The California Health Data Project Meets the Press
One year ago, the California Health and Human Services Agency (CHHS) launched its open data portal. Since then the California Health Data Project has been helping to advance both the public profile and the usability of the new site, and connect CHHS staff with those outside of government who want to access the newly available data. Through our ongoing series of brown bag events, we have begun to build a bridge to local communities with this health data.
Last week, we hosted our fourth brown bag, which focused on bringing the public information officers (PIOs) from CHHS and members of the press together. The discussion centered around the health data that the state publishes and how it can be better utilized by the media.

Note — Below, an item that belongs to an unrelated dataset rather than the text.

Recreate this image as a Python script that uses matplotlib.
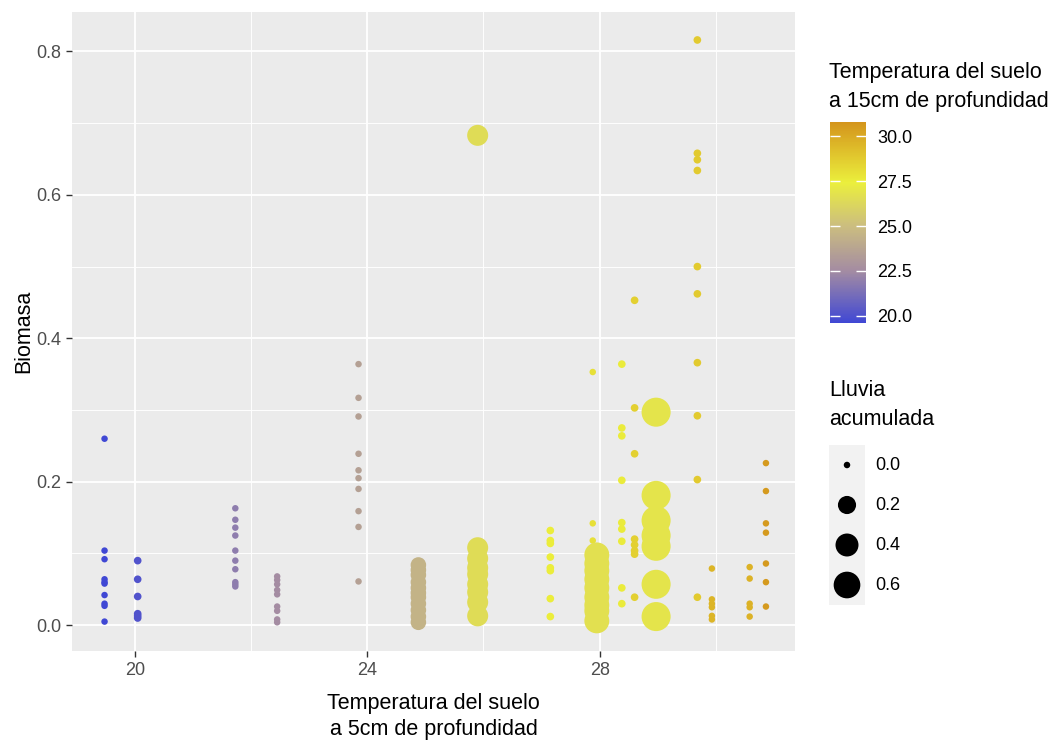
import numpy as np
import matplotlib.pyplot as plt
from matplotlib.colors import LinearSegmentedColormap, Normalize

plt.rcParams['font.family'] = ['Liberation Sans', 'DejaVu Sans']

# one entry per sampling column: soil temp at 5 cm (x), temp at 15 cm (colour), rain (size)
temp5 = [19.48, 20.05, 21.73, 22.45, 23.85, 24.88, 25.9, 27.15, 27.88, 27.95,
         28.38, 28.6, 28.97, 29.68, 29.93, 30.58, 30.86]
temp15 = [19.6, 20.1, 21.9, 22.5, 23.5, 24.5, 26.5, 27.5, 28.0, 26.7,
          27.6, 28.6, 26.9, 28.8, 29.6, 29.7, 30.6]
rain = [0.0, 0.002, 0.0, 0.0, 0.0, 0.12, 0.31, 0.002, 0.0, 0.5,
        0.002, 0.002, 0.75, 0.002, 0.0, 0.0, 0.0]
biomasa = [
    [0.260, 0.104, 0.092, 0.064, 0.060, 0.058, 0.042, 0.030, 0.027, 0.005],
    [0.090, 0.064, 0.040, 0.016, 0.013, 0.010],
    [0.163, 0.147, 0.136, 0.125, 0.104, 0.090, 0.078, 0.060, 0.057, 0.054],
    [0.068, 0.063, 0.057, 0.049, 0.043, 0.026, 0.020, 0.008, 0.004],
    [0.364, 0.317, 0.291, 0.239, 0.216, 0.205, 0.190, 0.159, 0.137, 0.061],
    [0.084, 0.077, 0.070, 0.060, 0.052, 0.045, 0.039, 0.030, 0.021, 0.012, 0.004],
    [0.683, 0.108, 0.093, 0.080, 0.071, 0.057, 0.046, 0.032, 0.013],
    [0.132, 0.118, 0.114, 0.095, 0.080, 0.076, 0.037, 0.012],
    [0.353, 0.142, 0.118, 0.108, 0.098, 0.090, 0.069, 0.052],
    [0.098, 0.086, 0.076, 0.064, 0.052, 0.039, 0.028, 0.020, 0.006],
    [0.364, 0.275, 0.264, 0.202, 0.143, 0.134, 0.117, 0.052, 0.030],
    [0.453, 0.303, 0.239, 0.120, 0.112, 0.104, 0.099, 0.039],
    [0.297, 0.181, 0.146, 0.125, 0.110, 0.057, 0.012],
    [0.816, 0.658, 0.649, 0.634, 0.500, 0.462, 0.366, 0.292, 0.203, 0.039],
    [0.079, 0.036, 0.030, 0.025, 0.013, 0.008],
    [0.081, 0.065, 0.030, 0.025, 0.012],
    [0.226, 0.187, 0.142, 0.129, 0.086, 0.060, 0.026],
]

rain_breaks = [0.0, 0.2, 0.4, 0.6]
cbar_ticks = [20.0, 22.5, 25.0, 27.5, 30.0]

cmap = LinearSegmentedColormap.from_list(
    'suelo', [(0.0, '#4048d4'), (0.26, '#a48ca2'), (0.48, '#cbbd80'),
              (0.70, '#ebef3c'), (1.0, '#d4951c')])
norm = Normalize(19.6, 30.8)


def marker_area(r):
    # ggplot-like area scale, diameter in pixels -> points^2
    d = 6.5 + 21.0 * np.sqrt(np.asarray(r) / 0.65)
    return (d * 0.72) ** 2


x, y, c, s = [], [], [], []
for i, col in enumerate(biomasa):
    x += [temp5[i]] * len(col)
    y += col
    c += [temp15[i]] * len(col)
    s += [rain[i]] * len(col)

fig = plt.figure(figsize=(10.58, 7.42), dpi=100)
ax = fig.add_axes([72 / 1058, 1 - 651 / 742, 723 / 1058, 639 / 742])
ax.set_facecolor('#ebebeb')
for sp in ax.spines.values():
    sp.set_visible(False)
ax.scatter(x, y, c=c, s=marker_area(s), cmap=cmap, norm=norm, linewidths=0, zorder=3)

ax.set_xlim(18.92, 31.36)
ax.set_ylim(-0.036, 0.855)
ax.set_xticks([20, 24, 28])
ax.set_xticks([22, 26, 30], minor=True)
ax.set_yticks([0.0, 0.2, 0.4, 0.6, 0.8])
ax.set_yticklabels(['0.0', '0.2', '0.4', '0.6', '0.8'])
ax.set_yticks([0.1, 0.3, 0.5, 0.7], minor=True)
ax.grid(which='major', color='white', lw=1.3, zorder=1)
ax.grid(which='minor', color='white', lw=0.65, zorder=1)
ax.set_axisbelow(True)
ax.tick_params(which='major', length=4, width=1, color='#333333', labelsize=13,
               labelcolor='#4d4d4d', pad=4)
ax.tick_params(which='minor', length=0)
ax.set_xlabel('Temperatura del suelo\na 5cm de profundidad', fontsize=15.5, labelpad=10,
              linespacing=1.3)
ax.set_ylabel('Biomasa', fontsize=15.5, labelpad=1)

# colour bar
cax = fig.add_axes([830 / 1058, 1 - 323 / 742, 36 / 1058, 201 / 742])
sm = plt.cm.ScalarMappable(norm=norm, cmap=cmap)
cb = fig.colorbar(sm, cax=cax, ticks=cbar_ticks)
cb.outline.set_visible(False)
cb.ax.set_yticklabels([f'{t:.1f}' for t in cbar_ticks])
cb.ax.tick_params(direction='in', left=True, right=True, color='white', length=7,
                  width=1, labelsize=13, pad=8)
fig.text(829 / 1058, 1 - 87 / 742, 'Temperatura del suelo\na 15cm de profundidad',
         fontsize=15.5, va='center', ha='left', linespacing=1.45)

# size legend
lax = fig.add_axes([829 / 1058, 1 - 605 / 742, 36 / 1058, 160 / 742])
lax.set_facecolor('#f2f2f2')
for sp in lax.spines.values():
    sp.set_visible(False)
lax.set_xticks([])
lax.set_yticks([])
lax.set_xlim(0, 1)
lax.set_ylim(4, 0)
keys_y = np.arange(len(rain_breaks)) + 0.5
lax.scatter([0.5] * len(rain_breaks), keys_y, s=marker_area(rain_breaks), color='black',
            linewidths=0)
for ky, rb in zip(keys_y, rain_breaks):
    fig.text(875 / 1058, 1 - (445 + ky * 40) / 742, f'{rb:.1f}', fontsize=13,
             va='center', ha='left')
fig.text(829 / 1058, 1 - 405 / 742, 'Lluvia\nacumulada', fontsize=15.5, va='center',
         ha='left', linespacing=1.45)

fig.savefig('out.png', dpi=100)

Reporters have already been accessing the open data portal for a number of different stories. The Fresno Bee used state health data as part of its investigative series to show the realities of health in the San Joaquin Valley. Earlier this year, the New York Times and Sacramento Bee created interactive maps of measles immunization rates for kindergarteners in California with the data. And the Sacramento Bee’s Phillip Reese, a portal regular, who joined us at the brown bag used state data in an investigative piece on California nursing homes and elder abuse.
During the event, some reporters spoke about how they weren’t comfortable using the portal, but still wanted to be able to access the state’s data. To solve this problem, we talked about creating a training course for reporters, so they could use the site more easily and effectively. We highlighted the City of San Francisco’s Data Academy that hosts classes to help people explore, refine, and enhance their skills in data analysis and visualization.
A similar academy for reporters on the state level could help members of the press easily navigate the site, and even create their own visualizations with the data to use when making a case to their editors about why a particular story merits coverage. Reporters at the event also mentioned it would be helpful for CHHS to send regular emails out, notifying members of the press when the portal has been updated at which new datasets have become available.
To close out the event, our Sacramento health data Ambassadors, Ash and Joel, presented an asthma visualization app that they developed with CHHS. This new resource was recognized by Government Technology as one of the 4 Key Takeaways from Code for America’s 2015 Summit. Joel also emphasized that he and his team have been following an agile method to create the new app. This collaborative kind of approach could be just as important as the end product.
The overall mission of the California Health Data Project is to build a bridge to local communities with California’s health data. And one of the most effective ways we can do that is through local and statewide media. That’s why it’s extremely important that reporters not only have access to the state’s health data, but can also easily navigate the portal and synthesize data in a way that their readers can understand.